Ninguém que conheço no Peru conhece a Reserva. É uma ilustre desconhecida. Resta a pergunta que claro não tem resposta imediata: porque tudo isto é desperdiçado pela humanidade?

O já dito parece bastante? Pois pasmem-se: um pouco mais ao sul existe outro lugar inacreditável pelas paisagens e pela concentração de aves guaneras e lobos marinhos dentre outras centenas de espécies em especial de aves. Trata-se da Ponta San Juan, que é uma das áreas incluídas na Reserva Nacional das Ilhas e Pontas Guaneras, também estabelecida recentemente pelo Dr. Antônio Brack, cumprindo um antigo desejo dos conservacionistas peruanos. Pode-se visitar a partir de Nazca em apenas meio dia, sem problema, tudo por estradas asfaltadas…. Mas como os demais locais mencionados quase ninguém (nenhum turista estrangeiro) vai ver esses locais, porque os peruanos “não dão bola” a tanta maravilha.
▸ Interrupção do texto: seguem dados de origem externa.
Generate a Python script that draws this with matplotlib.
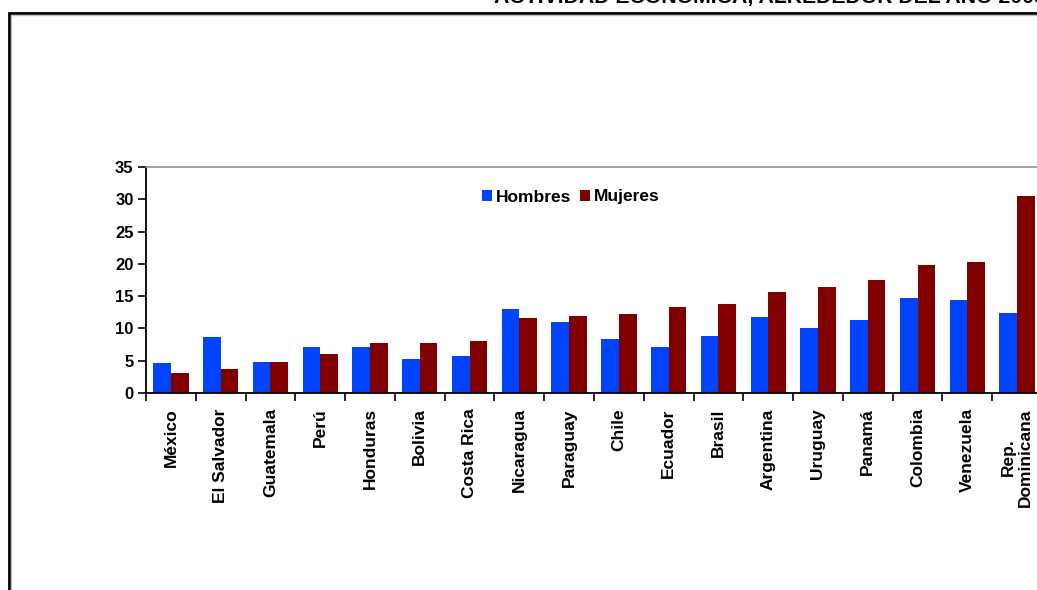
import matplotlib
matplotlib.use("Agg")
import matplotlib.pyplot as plt
import numpy as np
from matplotlib.patches import Rectangle

plt.rcParams['font.family'] = ['Liberation Sans', 'DejaVu Sans']
plt.rcParams['font.weight'] = 'bold'

paises = ["México", "El Salvador", "Guatemala", "Perú", "Honduras", "Bolivia",
          "Costa Rica", "Nicaragua", "Paraguay", "Chile", "Ecuador", "Brasil",
          "Argentina", "Uruguay", "Panamá", "Colombia", "Venezuela", "Rep.\nDominicana"]
hombres = [4.6, 8.7, 4.8, 7.1, 7.1, 5.2, 5.7, 13.0, 11.0, 8.3, 7.2, 8.8,
           11.8, 10.1, 11.3, 14.7, 14.4, 12.4]
mujeres = [3.1, 3.7, 4.8, 6.0, 7.7, 7.7, 8.0, 11.6, 11.9, 12.2, 13.3, 13.8,
           15.6, 16.4, 17.5, 19.8, 20.3, 30.5]
yticks = [0, 5, 10, 15, 20, 25, 30, 35]
titulo = "ACTIVIDAD ECONÓMICA, ALREDEDOR DEL AÑO 2005"

W, H = 1037, 590
fig = plt.figure(figsize=(W / 100, H / 100), dpi=100)

# outer frame (partly cut by figure edge)
fig.patches.append(Rectangle((8.5 / W, -0.05), 1.2, (H - 13) / H + 0.05,
                             transform=fig.transFigure, fill=False,
                             edgecolor='black', lw=2.0, zorder=0))
fig.patches.append(Rectangle((10.5 / W, -0.05), 1.2, (H - 15) / H + 0.05,
                             transform=fig.transFigure, fill=False,
                             edgecolor='#c0c0c0', lw=1.0, zorder=0))

fig.text(494 / W, (H - 3.5) / H, titulo, fontsize=15.3, fontweight='bold',
         ha='left', va='baseline')

ax = fig.add_axes([146 / W, (H - 393) / H, 896 / W, 226 / H])
x = np.arange(len(paises))
w = 0.355
ax.bar(x - w / 2, hombres, w, color='#0043FF', label='Hombres')
ax.bar(x + w / 2, mujeres, w, color='#800000', label='Mujeres')

ax.set_xlim(-0.5, len(paises) - 0.5)
ax.set_ylim(0, 35)
ax.set_yticks(yticks)
ax.set_yticklabels([str(v) for v in yticks], fontsize=12, fontweight='bold')
ax.set_xticks(np.arange(len(paises) + 1) - 0.5, minor=False)
ax.set_xticklabels([])
ax.set_xticks(x, minor=True)
ax.set_xticklabels(paises, minor=True, rotation=90, fontsize=12.5,
                   fontweight='bold', ha='center', va='top', multialignment='center')
ax.tick_params(axis='x', which='minor', length=0, pad=11)
ax.tick_params(axis='x', which='major', length=6, width=1.2, direction='out')
ax.tick_params(axis='y', length=6, width=1.2, direction='out', pad=3)

for s in ['left', 'bottom']:
    ax.spines[s].set_color('black')
    ax.spines[s].set_linewidth(1.3)
ax.spines['top'].set_color('#909090')
ax.spines['top'].set_linewidth(1.2)
ax.spines['right'].set_visible(False)

leg = ax.legend(loc='center left', bbox_to_anchor=((482 - 146) / 896, (393 - 197) / 226),
                ncol=2, frameon=False, fontsize=12.5, handlelength=0.6,
                handleheight=0.6, handletextpad=0.2, columnspacing=0.5,
                borderpad=0.0, borderaxespad=0.0)
for t in leg.get_texts():
    t.set_fontweight('bold')

fig.savefig("out.png", dpi=100)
O mar visto de San Fernando. Foto: Marc Dourojeanni
O mar visto de San Fernando. Foto: Marc Dourojeanni

Querem mais? Além das Linhas de Nazca há muito, mais muito mais, em termos arqueológicos bem pertinho da cidade. Está lá a famosa capital do Reino Nazca: Cahuache, que foi restaurada. Estão os formidáveis aquedutos que ainda regam os arredores da cidade, vários cemitérios dessa cultura onde ainda podem se observar múmias antiquíssimas e também há museus. Quer ainda mais? A região de Nazca é prolífica em restos paleontológicos, incluindo baleias e tubarões gigantes e assim mesmo restos de mamutes e de tigres dente de sabre… Quer esportes radicais? As múltiplas e enormes dunas oferecem quanta aventura possa ser procurada.

Nazca vai se desenvolver de todas as maneiras, pois a mineração já chegou. Chega enfeando tudo, pois San Juan também é um espetáculo perto de Nazca, mas há que se atravessar uma cidade de mineradores, muito feia, como sói acontecer.

Porque me preocupo com Nazca? Sou meio peruana também, mas o que se tem por lá são verdadeiros patrimônios da humanidade, quer sejam ou não declarados pela UNESCO, que estão se perdendo.

Não dá para a gente se conformar. Os peruanos devem despertar. As autoridades devem trabalhar com visão de futuro, principalmente as locais, para favorecer seus cidadãos e todos nós.